Gibson won her first of ten consecutive ATA championships in 1947, and in 1950 was accepted to play in the U. S. Nationals only at the insistence of four-time women's champion Alice Marble. She only lasted until the second round that year, but two years later was ranked ninth in the United States and in 1956 won the women's singles and doubles at the French Championship. The next two years she won championships at Wimbledon and the U. S. Nationals, along with five more doubles titles. There would not be another African American champion at Wimbledon until Arthur Ashe in 1975.

In 1958 Gibson retired from playing in the USLTA. Before the open era began ten years later it was a strictly amateur association with no cash prizes beyond an expense allowance.
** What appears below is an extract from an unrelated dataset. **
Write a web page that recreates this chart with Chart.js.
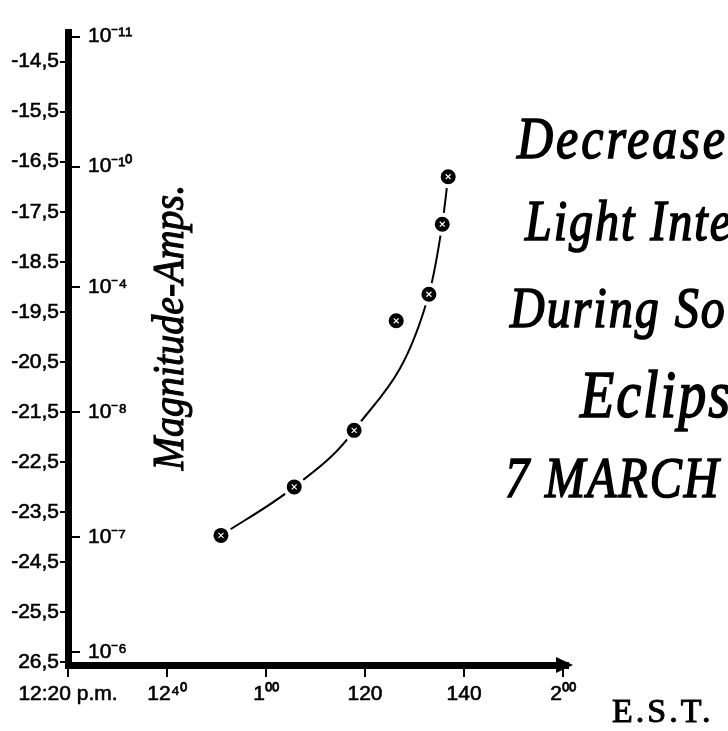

There was no professional women's tennis at the time, and no endorsements were available. It is reported that she made $100,000 playing exhibition matches before Harlem Globetrotters games in 1960.

Gibson worked as a teaching pro and wrote an autobiography I Always Wanted to be Somebody. She recorded an album Althea Gibson Sings and appeared in the movie The Horse Soldiers. In 1964 was the first African American member of the LPGA, competing for fourteen years but never placing higher than second place in a tournament. She again encountered racism, once being allowed to compete at the Beaumont, Texas Country Club but being forbidden to used the clubhouse or the restrooms. In 1971 she was inducted into the International Tennis Hall of Fame. She became the New Hersey State Commissioner of Athletics in 1975 and also served on the Governor's Council on Physical Fitness.

Gibson died on September 28, 2003 at the age of 76. She was a member of Alpha Kappa Alpha sorority.